[Start Input material]
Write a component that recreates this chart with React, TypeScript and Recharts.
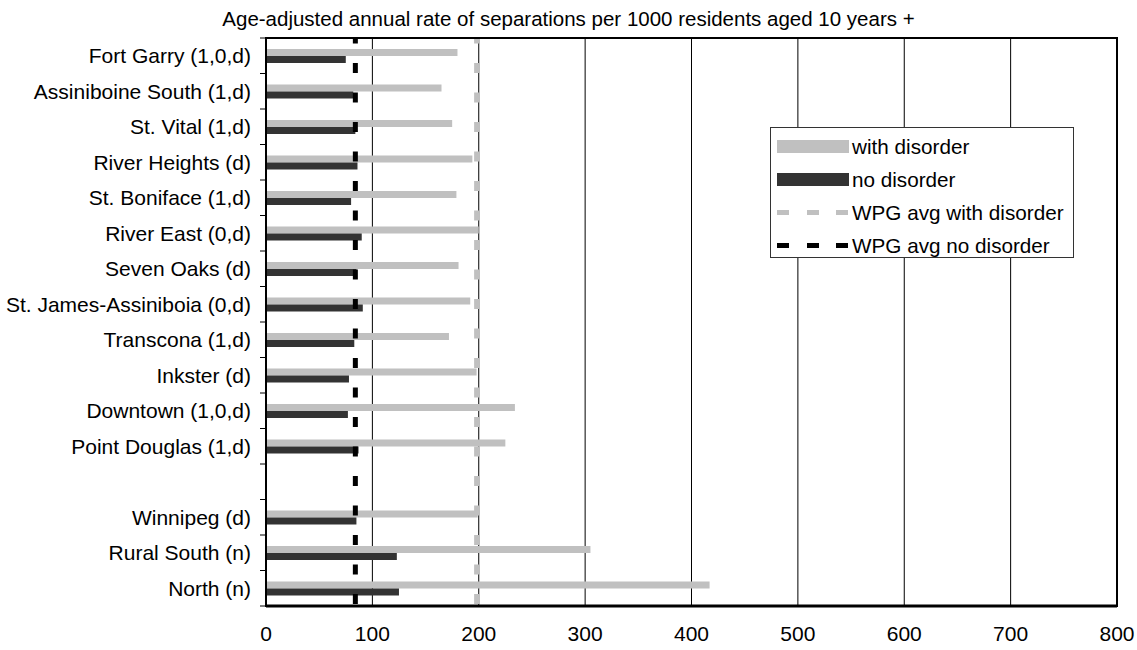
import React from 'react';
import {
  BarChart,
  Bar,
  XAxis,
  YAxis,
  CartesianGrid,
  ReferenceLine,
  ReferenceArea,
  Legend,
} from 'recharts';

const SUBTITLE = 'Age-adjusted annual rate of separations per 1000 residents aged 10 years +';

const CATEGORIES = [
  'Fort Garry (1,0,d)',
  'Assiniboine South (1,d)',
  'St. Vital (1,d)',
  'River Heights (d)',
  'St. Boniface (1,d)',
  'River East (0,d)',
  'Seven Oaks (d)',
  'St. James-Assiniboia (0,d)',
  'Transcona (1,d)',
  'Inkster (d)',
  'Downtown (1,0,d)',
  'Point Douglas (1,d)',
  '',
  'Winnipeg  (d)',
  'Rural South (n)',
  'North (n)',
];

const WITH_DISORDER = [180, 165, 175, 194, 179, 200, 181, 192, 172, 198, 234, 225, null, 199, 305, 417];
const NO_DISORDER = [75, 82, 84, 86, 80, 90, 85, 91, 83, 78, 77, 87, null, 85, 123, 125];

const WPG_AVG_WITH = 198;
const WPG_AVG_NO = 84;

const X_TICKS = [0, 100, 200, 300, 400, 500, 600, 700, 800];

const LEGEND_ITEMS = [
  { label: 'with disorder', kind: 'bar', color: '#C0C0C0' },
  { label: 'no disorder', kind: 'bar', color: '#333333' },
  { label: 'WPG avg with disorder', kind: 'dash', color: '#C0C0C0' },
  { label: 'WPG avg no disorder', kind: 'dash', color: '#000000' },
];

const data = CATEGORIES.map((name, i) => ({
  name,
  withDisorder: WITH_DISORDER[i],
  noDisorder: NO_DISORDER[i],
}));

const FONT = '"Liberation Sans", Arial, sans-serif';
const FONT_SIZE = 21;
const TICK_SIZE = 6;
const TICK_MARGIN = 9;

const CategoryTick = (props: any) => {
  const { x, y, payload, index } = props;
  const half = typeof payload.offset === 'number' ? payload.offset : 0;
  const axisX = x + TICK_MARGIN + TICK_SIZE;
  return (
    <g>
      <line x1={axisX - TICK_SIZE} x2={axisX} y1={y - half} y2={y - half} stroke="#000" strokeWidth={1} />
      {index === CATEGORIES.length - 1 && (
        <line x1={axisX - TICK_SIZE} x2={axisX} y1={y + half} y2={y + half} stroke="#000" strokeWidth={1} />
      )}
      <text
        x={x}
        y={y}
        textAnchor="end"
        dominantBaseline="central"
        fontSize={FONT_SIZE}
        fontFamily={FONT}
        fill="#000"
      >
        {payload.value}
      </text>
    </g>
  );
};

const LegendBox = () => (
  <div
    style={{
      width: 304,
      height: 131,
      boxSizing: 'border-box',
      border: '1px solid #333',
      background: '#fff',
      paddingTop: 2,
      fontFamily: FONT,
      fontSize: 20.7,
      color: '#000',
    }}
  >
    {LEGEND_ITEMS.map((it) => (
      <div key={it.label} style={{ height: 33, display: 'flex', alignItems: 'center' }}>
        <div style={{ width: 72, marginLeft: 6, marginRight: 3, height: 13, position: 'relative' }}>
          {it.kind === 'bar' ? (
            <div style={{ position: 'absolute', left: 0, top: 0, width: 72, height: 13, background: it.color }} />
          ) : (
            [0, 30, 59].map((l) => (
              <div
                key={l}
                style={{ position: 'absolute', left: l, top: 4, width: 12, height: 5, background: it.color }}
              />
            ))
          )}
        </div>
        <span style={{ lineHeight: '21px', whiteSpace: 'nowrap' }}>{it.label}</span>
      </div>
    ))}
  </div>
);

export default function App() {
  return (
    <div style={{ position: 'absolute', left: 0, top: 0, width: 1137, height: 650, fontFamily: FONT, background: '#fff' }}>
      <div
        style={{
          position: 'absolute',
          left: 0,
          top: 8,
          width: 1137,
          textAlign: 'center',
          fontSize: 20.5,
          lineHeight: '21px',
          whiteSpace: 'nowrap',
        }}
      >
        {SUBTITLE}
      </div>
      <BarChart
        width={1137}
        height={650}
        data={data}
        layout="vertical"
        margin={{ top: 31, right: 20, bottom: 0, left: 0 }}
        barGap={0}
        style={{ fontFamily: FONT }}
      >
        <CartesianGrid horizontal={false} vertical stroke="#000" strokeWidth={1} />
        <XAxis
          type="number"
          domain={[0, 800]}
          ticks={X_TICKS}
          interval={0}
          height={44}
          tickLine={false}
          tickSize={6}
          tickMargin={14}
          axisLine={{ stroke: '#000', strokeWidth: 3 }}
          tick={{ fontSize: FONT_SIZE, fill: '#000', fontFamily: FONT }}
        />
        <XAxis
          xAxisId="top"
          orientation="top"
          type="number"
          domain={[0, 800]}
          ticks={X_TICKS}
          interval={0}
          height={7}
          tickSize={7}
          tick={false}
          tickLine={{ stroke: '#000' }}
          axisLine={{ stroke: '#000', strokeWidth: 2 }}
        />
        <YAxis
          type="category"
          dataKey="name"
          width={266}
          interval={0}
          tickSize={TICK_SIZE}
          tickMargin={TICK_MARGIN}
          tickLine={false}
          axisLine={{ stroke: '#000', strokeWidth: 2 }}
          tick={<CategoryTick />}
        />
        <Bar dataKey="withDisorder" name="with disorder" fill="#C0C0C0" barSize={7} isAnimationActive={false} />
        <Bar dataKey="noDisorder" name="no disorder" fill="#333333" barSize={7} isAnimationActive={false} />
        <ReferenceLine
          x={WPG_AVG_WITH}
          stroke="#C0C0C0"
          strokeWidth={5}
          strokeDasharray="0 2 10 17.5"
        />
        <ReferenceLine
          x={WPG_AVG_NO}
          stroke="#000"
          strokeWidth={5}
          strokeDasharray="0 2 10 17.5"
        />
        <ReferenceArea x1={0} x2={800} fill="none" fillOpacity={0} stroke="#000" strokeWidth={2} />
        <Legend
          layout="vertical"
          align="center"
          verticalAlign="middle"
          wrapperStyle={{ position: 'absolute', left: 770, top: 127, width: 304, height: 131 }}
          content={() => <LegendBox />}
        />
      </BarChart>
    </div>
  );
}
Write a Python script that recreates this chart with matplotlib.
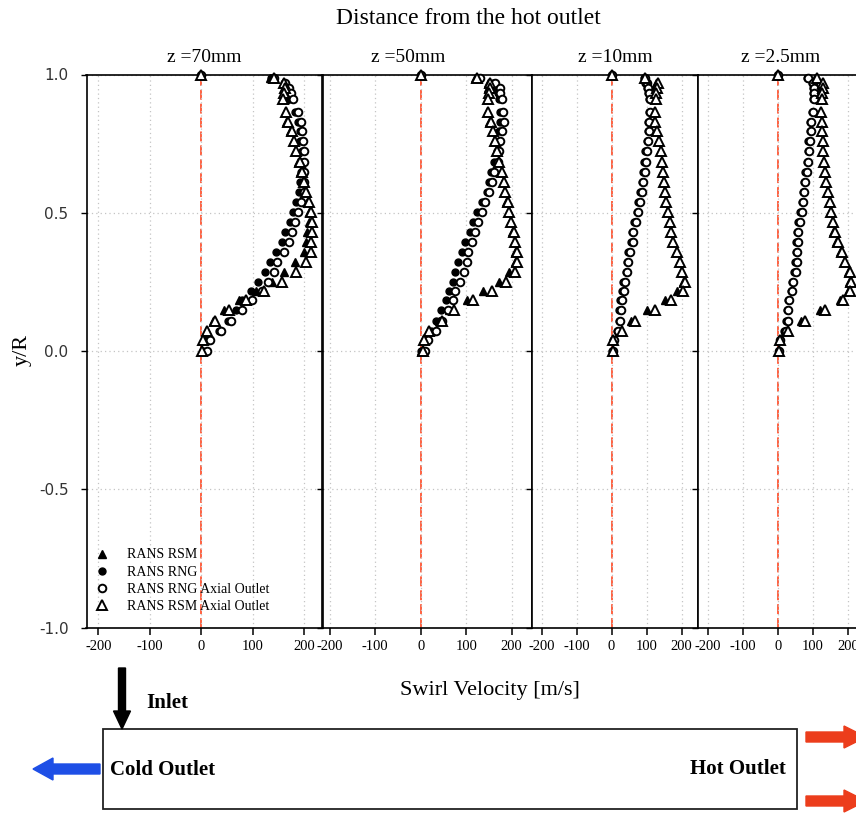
[End Input material]
What is needed
The lines to collect are those holding the string "that"; copy them all.

Full output
Write a component that recreates this chart with React, TypeScript and Recharts.
Write a Python script that recreates this chart with matplotlib.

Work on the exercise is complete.